Carter expressed that there was a need for decolonization within the EBSS that prompted the creation of the framework. She explained, "Not only is it something we should be thinking about as a student group who serves a diverse student body, but also as a way to better our relationships with other groups we work with."

The creation process of a document like this is very intensive and one that involves much research and collaboration. Aubrey-Anne Laliberte-Pewapisconias, co-founder of the IBSS, oversaw the initial completion of the document. The composers wanted to see the structure of similar initiatives at other Canadian business schools.

They quickly realized no other business student associations were partaking in such initiatives and that they would be spearheading the initiative.
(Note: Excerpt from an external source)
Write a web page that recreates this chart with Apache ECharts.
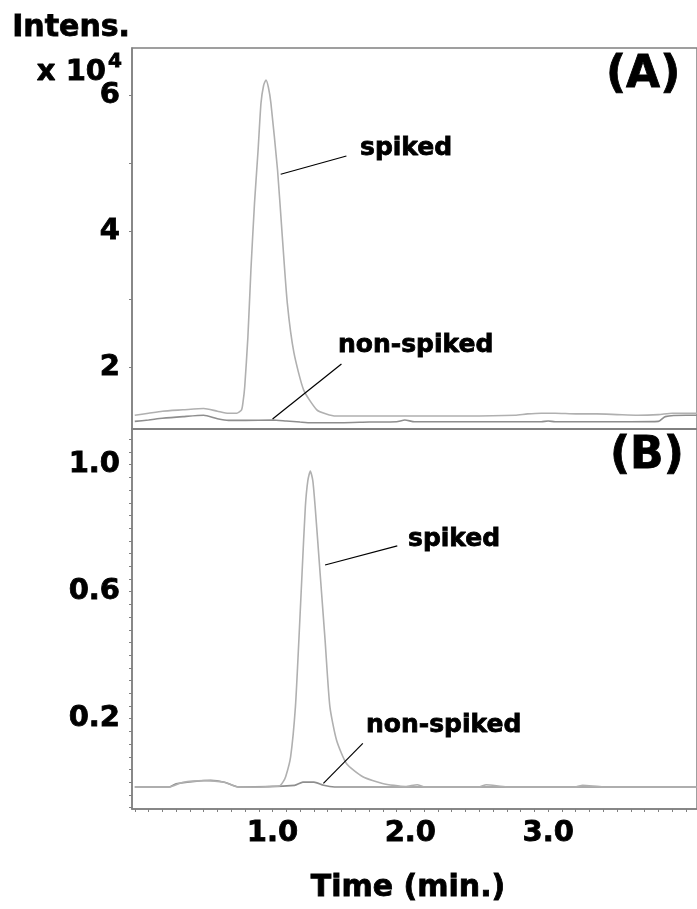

This also meant that there was a large component of consultation with other Indigenous students and the IBSS.

This year, the Director of Indigenous Initiatives, Lauren Aussant, is updating the Indigenous Initiatives document to better reflect the needs of Indigenous students that have developed over the past year. Aussant explained, "After discussing with Dante and other Indigenous students, I started looking at more specific ways that we can decolonize and indigenize each portfolio of the EBSS."

During her discussions and research, Aussant saw the need to indigenize the many events hosted by the EBSS so Indigenous students, faculty, and staff felt comfortable and included in that environment. Different ways this can be accomplished are indicated in the "Inclusion" aspect of the Indigenous Initiatives document.

The introduction of this document at the 2021 IBSS Indigenous Achievement Conference was a particularly important day and a coming-of-age moment for Carter and her fellow peers. It was first shared with Dean Keith Willoughby for faculty and staff of Edwards and later was shared at the Canadian Association of Business Students Conference with schools all over Canada.

The Indigenous Initiatives document should be incorporated in students, staff, and faculty’s daily lives to decolonize and indigenize Edwards as a whole. When asked how to make Edwards a safe and inclusive space, Carter said, "When we are in a colonial institution that is rooted in the harms against Indigenous peoples, it's so important to be cognizant of thinking about ways we can help."

One of the first steps that Aussant and Carter advise to begin decolonization and indigenization in our daily lives, is writing personal land acknowledgments. They encourage Thrive readers to answer the question ‘What privileges do you have and how can you use those to give back to the Indigenous community?’ This is where the document may come in handy for so many to understand the importance of culture and awareness in the Indigenous community.

Aussant explained, "For many Edwards students, faculty, and staff, they may not understand the experiences of Indigenous students, which I think has been in Canadian history for a long time."

The EBSS Indigenous Initiatives document is and will continue to be a very monumental and eminent piece of work and the Edwards School of Business is very proud of the students involved.